Russert forced the Kool-Aid down Steele's throat on abortion, back when Steele was running for U.S. Senate in Maryland, a liberal State. So of course Russert chased him around the room until he said he didn't want Roe vs. Wade revisited. Good wedge issue if you're a liberal 'Rat trying to beat a conservative in a liberal State -- or get the conservatives fighting each other.
Steele is wrong on affirmative action, but he's clean and green across the rest of the issue spectrum as far as I can see. Some people have tried to interpret things he's said as being anti-2A but I don't buy it. Also pro-gay, but what he actually said was, he wants to compete for the gay vote based on economic and liberty issues. Ditto women and other Hillaryoid "identity-politics" groups.
As for Roe vs. Wade, I think he's really pro-life, Tim Russert or no Tim Russert. Well, actually, it's no Tim Russert, isn't it?
I had an instant gut feeling toward Mr. Steele and it was I liked him.
I hope like his name invokes Michael is a man of Steel conservatism a Churchill?
If not...will we even have a Republic after Obama?
A hard road ahead indeed!
And, in case I wasn’t clear, I like the guy.
"If you want to talk about gun control, that's where you need to start. We've got 300 gun laws on the books right now. At the end of the day, it's about how we enforce the law."
In plain English this means, "Screw your gun-control bill, we've got enough gun laws. Don't like what's happening on the street? Arrest the criminals. Quit trying to hassle law-abiding gun owners with your statist crap."
Maybe this will help limn where Steele's coming from on 2A.
Enforcing existing laws is the right answer to gun crime.
The problem with Steele is that he is really a liberal...His positions on gun control and homosexual marriage will drive away voters who are usually reliable voting blocs
If you do not think his stance on gun control will hurt pro-self defense voters....then ask Al Gore about losing West Va and Tennessee in 2000 because of his gun-control stance...

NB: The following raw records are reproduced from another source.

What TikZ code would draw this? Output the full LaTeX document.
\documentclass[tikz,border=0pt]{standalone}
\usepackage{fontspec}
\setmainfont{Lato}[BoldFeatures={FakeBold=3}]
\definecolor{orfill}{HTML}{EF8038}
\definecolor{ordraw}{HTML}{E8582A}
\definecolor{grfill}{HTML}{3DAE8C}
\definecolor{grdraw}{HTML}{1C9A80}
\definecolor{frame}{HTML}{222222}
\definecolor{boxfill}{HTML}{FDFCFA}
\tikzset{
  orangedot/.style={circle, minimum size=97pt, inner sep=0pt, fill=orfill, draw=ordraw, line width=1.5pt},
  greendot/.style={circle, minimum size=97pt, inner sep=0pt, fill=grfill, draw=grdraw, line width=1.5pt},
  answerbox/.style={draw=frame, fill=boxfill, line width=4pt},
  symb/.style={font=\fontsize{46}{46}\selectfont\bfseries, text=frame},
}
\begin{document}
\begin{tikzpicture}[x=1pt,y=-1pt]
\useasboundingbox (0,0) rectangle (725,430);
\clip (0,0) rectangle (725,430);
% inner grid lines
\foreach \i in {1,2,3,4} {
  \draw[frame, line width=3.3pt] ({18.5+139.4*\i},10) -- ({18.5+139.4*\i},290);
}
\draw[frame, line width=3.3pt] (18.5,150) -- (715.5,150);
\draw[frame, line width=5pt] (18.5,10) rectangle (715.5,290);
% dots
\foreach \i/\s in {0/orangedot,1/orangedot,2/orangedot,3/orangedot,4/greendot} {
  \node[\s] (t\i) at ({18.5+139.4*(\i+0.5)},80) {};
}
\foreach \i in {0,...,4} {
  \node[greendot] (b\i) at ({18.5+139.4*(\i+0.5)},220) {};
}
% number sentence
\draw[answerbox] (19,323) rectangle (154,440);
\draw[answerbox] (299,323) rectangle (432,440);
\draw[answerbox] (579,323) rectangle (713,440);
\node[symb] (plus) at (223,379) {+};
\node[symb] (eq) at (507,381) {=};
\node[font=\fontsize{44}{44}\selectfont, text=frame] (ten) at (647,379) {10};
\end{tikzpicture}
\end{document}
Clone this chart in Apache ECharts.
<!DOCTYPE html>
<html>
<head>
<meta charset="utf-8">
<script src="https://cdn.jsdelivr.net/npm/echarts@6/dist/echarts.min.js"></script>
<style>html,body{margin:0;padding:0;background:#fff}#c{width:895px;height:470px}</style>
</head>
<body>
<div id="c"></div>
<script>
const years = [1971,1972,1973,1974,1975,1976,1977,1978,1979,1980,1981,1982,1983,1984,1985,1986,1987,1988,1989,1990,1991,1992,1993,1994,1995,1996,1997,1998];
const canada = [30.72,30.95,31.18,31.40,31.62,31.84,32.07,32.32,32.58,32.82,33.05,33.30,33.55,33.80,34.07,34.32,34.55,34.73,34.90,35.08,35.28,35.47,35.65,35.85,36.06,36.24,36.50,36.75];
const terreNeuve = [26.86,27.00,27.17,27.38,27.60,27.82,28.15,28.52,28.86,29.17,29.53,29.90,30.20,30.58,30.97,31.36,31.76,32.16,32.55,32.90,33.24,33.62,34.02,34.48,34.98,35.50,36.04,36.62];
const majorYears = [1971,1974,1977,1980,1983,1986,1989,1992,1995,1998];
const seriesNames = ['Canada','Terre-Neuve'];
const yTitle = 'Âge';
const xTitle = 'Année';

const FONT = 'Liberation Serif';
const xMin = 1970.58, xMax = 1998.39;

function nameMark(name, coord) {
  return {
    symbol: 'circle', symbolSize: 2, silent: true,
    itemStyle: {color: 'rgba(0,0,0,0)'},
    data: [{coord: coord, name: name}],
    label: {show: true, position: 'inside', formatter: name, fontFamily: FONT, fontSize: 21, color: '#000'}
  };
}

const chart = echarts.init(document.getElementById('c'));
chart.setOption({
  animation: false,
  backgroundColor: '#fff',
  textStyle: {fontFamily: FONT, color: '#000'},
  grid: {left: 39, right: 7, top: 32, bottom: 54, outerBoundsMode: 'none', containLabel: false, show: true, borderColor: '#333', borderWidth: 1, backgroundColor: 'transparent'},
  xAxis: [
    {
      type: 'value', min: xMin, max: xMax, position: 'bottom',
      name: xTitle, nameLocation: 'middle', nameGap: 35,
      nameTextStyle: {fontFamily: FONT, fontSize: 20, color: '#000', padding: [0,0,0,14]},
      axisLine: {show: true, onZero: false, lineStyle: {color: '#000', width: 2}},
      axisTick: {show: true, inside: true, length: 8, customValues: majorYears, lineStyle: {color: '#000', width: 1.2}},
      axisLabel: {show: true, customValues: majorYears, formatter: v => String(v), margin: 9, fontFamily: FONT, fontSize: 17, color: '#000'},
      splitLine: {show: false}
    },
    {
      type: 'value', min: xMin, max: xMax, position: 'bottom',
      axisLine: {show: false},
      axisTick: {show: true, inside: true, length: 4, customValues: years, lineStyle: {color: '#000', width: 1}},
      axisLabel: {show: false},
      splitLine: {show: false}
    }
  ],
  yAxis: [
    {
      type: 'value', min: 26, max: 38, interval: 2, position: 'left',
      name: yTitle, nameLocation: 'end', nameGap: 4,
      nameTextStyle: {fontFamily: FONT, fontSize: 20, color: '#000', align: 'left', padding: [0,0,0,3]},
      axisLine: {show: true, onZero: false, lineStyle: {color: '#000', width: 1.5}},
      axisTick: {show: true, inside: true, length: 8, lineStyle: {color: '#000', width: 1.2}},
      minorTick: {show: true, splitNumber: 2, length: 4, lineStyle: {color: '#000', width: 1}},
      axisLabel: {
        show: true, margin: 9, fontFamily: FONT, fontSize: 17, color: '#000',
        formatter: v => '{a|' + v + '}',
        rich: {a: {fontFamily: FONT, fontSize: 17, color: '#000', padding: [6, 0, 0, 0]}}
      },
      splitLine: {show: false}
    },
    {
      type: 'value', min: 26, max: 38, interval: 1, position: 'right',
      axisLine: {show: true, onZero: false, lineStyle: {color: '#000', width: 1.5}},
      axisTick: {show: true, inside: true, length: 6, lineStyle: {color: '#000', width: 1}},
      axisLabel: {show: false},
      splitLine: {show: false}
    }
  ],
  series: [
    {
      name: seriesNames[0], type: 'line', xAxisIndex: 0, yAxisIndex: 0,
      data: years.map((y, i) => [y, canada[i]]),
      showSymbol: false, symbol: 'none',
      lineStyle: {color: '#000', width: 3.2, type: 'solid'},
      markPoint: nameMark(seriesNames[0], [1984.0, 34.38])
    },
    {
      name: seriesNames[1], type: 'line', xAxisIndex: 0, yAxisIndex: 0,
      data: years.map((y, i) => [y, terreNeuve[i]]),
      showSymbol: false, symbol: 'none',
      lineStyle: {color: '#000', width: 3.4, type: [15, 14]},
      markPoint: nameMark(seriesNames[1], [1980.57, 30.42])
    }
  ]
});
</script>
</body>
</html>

You seem to be trying to make Steele out as some liberal on abortion, but this Q&A doesn’t do that. In the end he is saying this should be tossed back to the states, which is something many conservatives have called for—if that is done, which is clearly his desire, RvW would be null and void.
If you’re trying to paint him as a pro-abortionist, this doesn’t do it.

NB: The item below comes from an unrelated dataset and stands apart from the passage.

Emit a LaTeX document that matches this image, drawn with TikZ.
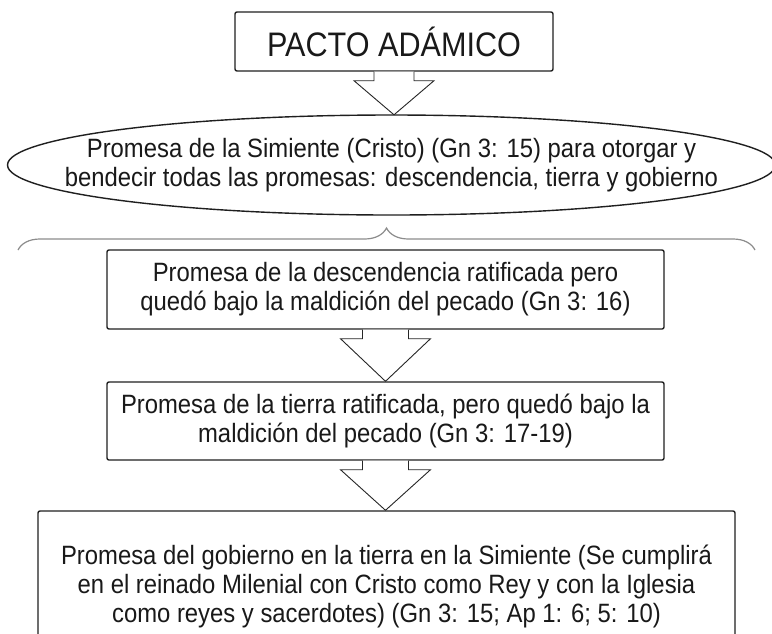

O’malley? ... I don’t buy Steele’s conservatism. We had a chance to listen to him during his last Maryland campaign, and I came away wondering if he knew just who he was. There was no conservative heart behind the words ... that was my impression after listening to his speech and comments: a politician trying to squeeze himself into the shape of something people wanted to hear, without passion or real core belief’s and principal. Saying the words, but you came away not sure he believed them. He’s a real friendly guy, amiable, physically imposing in somewhat of a CEO mold, but I think struggling to place himself. Maybe he is RNC chair because he is NOT so deeply committed to conservative principal. It seems a better position for him than candidate, however.
I have seen numerous attempts to make Steele look like a lib here. None convince. I haven’t made up my mind about him, but if all those who oppose him have is his attempts to not let Tim Russert and other MSM types paint him into a corner so his Dem opponents can have a “Gotcha!” then it just shows how many conservatives have fallen into the MSM trap and don’t know it.
I’ve been following this guys career for awhile now, and I like him, who knows the GOP might pull themselves out of irrelevance yet... But I’m not holding my breath!
Abortion? He should simply have given a constitutional conservative opinion, that individual states should have the right to decide the issue.
What positions? I see a typical NRA talking point in his reply on gun control. What about the homosexual "marriage" (non-marriage) issue?